Mayor Reed shared a candid and honest view of city revenues and expenses at the State of the City Breakfast last week. (Personally, I miss the State of the City speeches in the evening as it led to dinner after the speech and spending money Downtown.)
As we already know the City is walking the plank, with the sharks swimming below in the ocean (sharks = bankruptcy) and a sword wielding pirate (pirate = hard choices) is forcing us to walk down the plank off the ship. Walking back up the plank in not an option unless tough decisions are made now. However it seems that another alternative being heard more and more at city hall is borrowing.
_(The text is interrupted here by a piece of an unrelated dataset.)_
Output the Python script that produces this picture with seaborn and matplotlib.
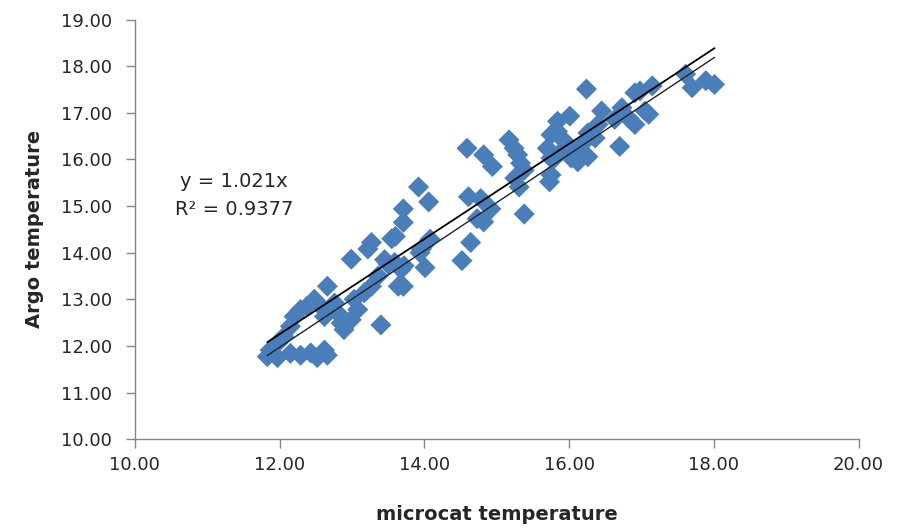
import numpy as np
import pandas as pd
import matplotlib.pyplot as plt
import seaborn as sns

# data
microcat = [
    11.83, 11.87, 11.97, 11.97, 12.06, 12.15, 12.15, 12.20, 12.29, 12.29,
    12.38, 12.43, 12.48, 12.52, 12.57, 12.62, 12.62, 12.66, 12.66, 12.71,
    12.76, 12.80, 12.85, 12.89, 12.99, 13.03, 13.08, 12.99, 13.17, 13.27,
    13.36, 13.27, 13.22, 13.40, 13.45, 13.50, 13.55, 13.59, 13.60, 13.64,
    13.68, 13.71, 13.71, 13.72, 13.71, 13.92, 13.94, 14.01, 14.06, 14.08,
    13.96, 14.52, 14.59, 14.61, 14.64, 14.73, 14.78, 14.82, 14.82, 14.92,
    14.94, 15.17, 15.24, 15.29, 15.33, 15.38, 15.31, 15.38, 15.25, 15.70,
    15.73, 15.75, 15.75, 15.75, 15.80, 15.84, 15.84, 15.89, 15.94, 16.01,
    16.03, 16.08, 16.12, 16.22, 16.24, 16.26, 16.26, 16.36, 16.40, 16.45,
    16.63, 16.70, 16.73, 16.82, 16.91, 16.91, 16.98, 17.05, 17.10, 17.15,
    17.61, 17.70, 17.89, 18.01,
]
argo = [
    11.77, 11.91, 12.06, 11.75, 12.20, 12.42, 11.84, 12.63, 12.78, 11.80,
    12.85, 11.85, 13.00, 11.75, 12.85, 12.63, 11.91, 13.28, 11.80, 12.78,
    12.92, 12.71, 12.49, 12.35, 12.56, 13.00, 12.78, 13.86, 13.14, 13.28,
    13.50, 14.22, 14.08, 12.45, 13.85, 13.75, 14.30, 13.79, 14.35, 13.28,
    13.64, 14.94, 14.65, 13.72, 13.28, 15.41, 14.00, 13.68, 15.09, 14.29,
    14.08, 13.83, 16.24, 15.20, 14.22, 14.73, 15.16, 16.10, 14.66, 14.94,
    15.85, 16.42, 16.24, 16.10, 15.92, 15.77, 15.41, 14.83, 15.60, 16.24,
    15.52, 16.53, 16.03, 15.67, 16.03, 16.82, 16.60, 16.17, 16.39, 16.93,
    16.03, 16.17, 15.95, 16.39, 17.51, 16.57, 16.06, 16.46, 16.75, 17.04,
    16.86, 16.28, 17.11, 16.89, 16.75, 17.43, 17.47, 17.04, 16.97, 17.58,
    17.83, 17.54, 17.69, 17.61,
]

# trendlines
slope_zero = 1.021
fit_slope = 1.035
fit_intercept = -0.45

df = pd.DataFrame({"microcat": microcat, "argo": argo})

sns.set_style("white")
plt.rcParams['font.family'] = ['DejaVu Sans']

fig = plt.figure(figsize=(8.99, 5.31), dpi=100)
ax = fig.add_axes([0.150, 0.173, 0.805, 0.790])

sns.scatterplot(data=df, x="microcat", y="argo", marker="D", s=115,
                color="#4A7EBB", edgecolor="none", linewidth=0, ax=ax, zorder=2)

xs = np.array([df["microcat"].min(), df["microcat"].max()])
ax.plot(xs, slope_zero * xs, color="black", lw=1.3, zorder=3)
ax.plot(xs, fit_slope * xs + fit_intercept, color="#222222", lw=1.0, zorder=3)

ax.set_xlim(10, 20)
ax.set_ylim(10, 19)
ax.set_xticks(np.arange(10, 20.1, 2))
ax.set_yticks(np.arange(10, 19.1, 1))
ax.xaxis.set_major_formatter(plt.FormatStrFormatter("%.2f"))
ax.yaxis.set_major_formatter(plt.FormatStrFormatter("%.2f"))

for side in ["top", "right"]:
    ax.spines[side].set_visible(False)
for side in ["left", "bottom"]:
    ax.spines[side].set_color("#868686")
    ax.spines[side].set_linewidth(1.0)
ax.tick_params(axis="both", direction="out", length=6.5, width=1.0,
               bottom=True, left=True,
               color="#868686", labelsize=13, labelcolor="#262626")
ax.tick_params(axis="y", pad=10)
ax.tick_params(axis="x", pad=6)

ax.set_xlabel("microcat temperature", fontsize=14, fontweight="bold",
              color="#262626", labelpad=22)
ax.set_ylabel("Argo temperature", fontsize=14, fontweight="bold",
              color="#262626", labelpad=12)

ax.text(0.137, 0.615, "y = 1.021x", transform=ax.transAxes, ha="center",
        va="center", fontsize=14, color="#262626")
ax.text(0.137, 0.548, "R² = 0.9377", transform=ax.transAxes, ha="center",
        va="center", fontsize=14, color="#262626")

plt.savefig("out.png", dpi=100)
This week the council will vote on an RDA budget that proposes to borrow $10 million from the Park Trust Fund, Ice Center and Water Pollution Control Plant to be repaid in approximately six years. Six years of risk. What if there is a major repair needed at the Water Pollution Control Plant or the Ice Center?
Six years of not being able to make a strategic purchase of property for a park or trail connection. The Park Trust Fund comes from fees paid by housing developers who build market rate housing (affordable housing is exempt from paying park fees). In turn, they want to see their money spent on what it was intended…parks! Actually if we do not spend Park Trust Fund money within a certain amount of time the city must return the money.
The Library Parcel Tax reserves were considered for borrowing but spared since it would kill the chance of getting the voters to continue the tax in 2012. (A point I brought up at the Neighborhood Services Committee.) The alternative to borrowing this $10 million would be to borrow this amount from the Housing Department as allowed by the State Legislature, which I support.
Borrowing of these funds today limits the city’s options tomorrow when the state will grab more money from the city. If we are forced to borrow then let’s do it to maintain core services like police and libraries, not more affordable housing, most of which does not pay property tax.
The City will also be issuing $25 million in commercial paper to pay a portion of the State’s raid of San Jose RDA. Commercial paper is the equivalent of a home equity line that must be paid back. The collateral for the $25 million in commercial paper is our beautiful California Theater, home of San Jose Opera and Symphony Silicon Valley. Again the other option would be to borrow this money from the Housing Department instead of borrowing more on our equity line. Borrowing in both cases is due to the State Legislature taking $75 million away from San Jose RDA funds.
At the budget study session last week a union lobbyist touted the idea of risky pension obligation bonds. Pension Obligation Bonds (more borrowing) are used to fund the unfunded liability of pensions, so as to lessen the large amounts coming out of the general fund in future years when there will be losses. This year $38 million is being transferred from the general fund to cover the pension investment losses which is equivalent to over 200 police officers or staffing for 17 fire stations or paving 24 miles of road. This arbitrage scheme would have the city issue taxable bonds at say 6 percent and then take that money and invest it with the city Retirement Funds. The hope is that the city Retirement Funds would have a greater rate of return than the 6 percent we would have to pay the bondholders. In the last 10 years the average rate of return for city Retirement Funds has been 4.4 percent. (While doing my taxes on Valentines Day I noticed my own mutual funds had returned 3.5% percent over 10 years.)
If the Retirement Fund investments do not perform over time then we could lose more money or possibly break even or make a higher return. Positive investment returns would be restricted to paying off future retirement liability. I think outside of the risk, Pension Obligation Bonds may give the council a reason to not seek second tier retirement benefits the taxpayer can afford for new employees.
The other idea suggested by the union lobbyist was bonding construction and conveyance tax (C&C) funds so that we could spend more now so cuts do not have to be as deep. There again you have to gamble on the future tax receipts and the total amount of C&C funds will shrink since you have to pay the costs associated with bonds. However this borrowing would allow the Council to avoid the question of outsourcing.
It is just another day in local government. Perhaps one way to raise money for the city is to sell bumper stickers that read, “Why do today what you can put off ‘till tomorrow?”